Dias Kadyrbayev and Azamat Tazhayakov. Photo ©REUTERS Dias Kadyrbayev and Azamat Tazhayakov. Photo ©REUTERS

American attorneys and legal experts have criticized the prosecutors for charging Azamat Tazhayakov and Dias Kadyrbayev too harshly. The two Kazakhstani students are accused of obstructing justice in the Boston bombings case, Tengrinews reports citing The Guardian.

"No matter what the facts are, I think the U.S. attorney's office may be a little overzealous in how harshly they are treating these cases," Christopher Dearborn, a professor at Suffolk University Law School, said.

“It’s to send the message that we're tough on crime and very tough on terrorism, but at what price? How does that resemble fairness?" Dearborn added and called it “an attempt to impress the public”.

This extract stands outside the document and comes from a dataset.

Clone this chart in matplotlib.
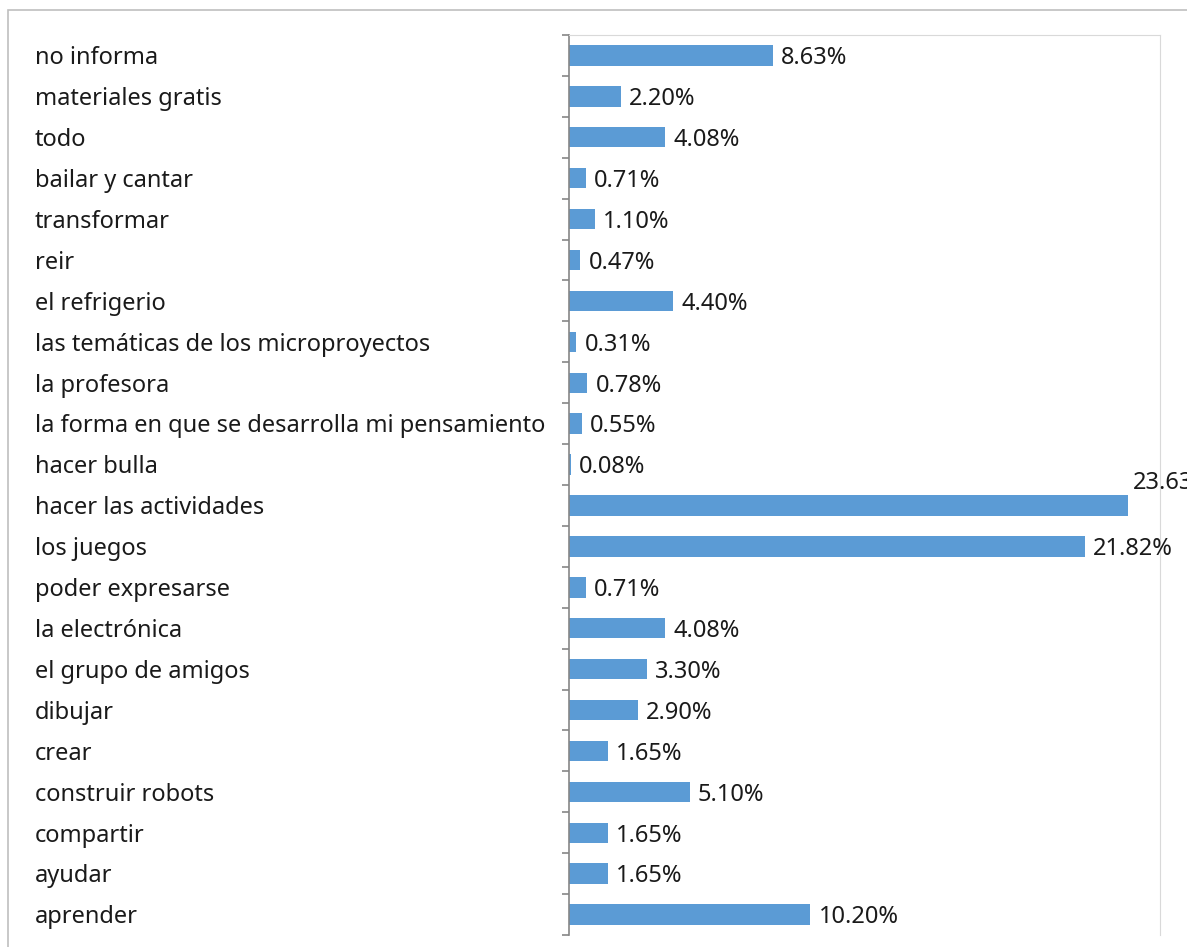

A former president of the Massachusetts Association of Criminal Defense Attorneys Randy Chapman agreed that people under investigation could say things that are not necessarily accurate.

"Most people, in the course of being subjected to an investigation and possible accusation, will sometimes say things that are not accurate but are nevertheless not criminal because they aren't material to the investigation," Chapman said.

However, Gerry Leone, a former federal prosecutor stressed that obstructing justice can have grave consequences even if it does not have immediate connection to the committed crime. “Sometimes what happens is you end up with people who may not have had anything to do with the commission of the crime, but either lied or obstructed in the context of something that is extremely serious,” Leone said.

Professor Jeffrey Addicott, director of the Center for Terrorism Law at St Mary's University School of Law in San Antonio, explained that the charges against the two Kazakhstani students were typical for terrorism-related cases.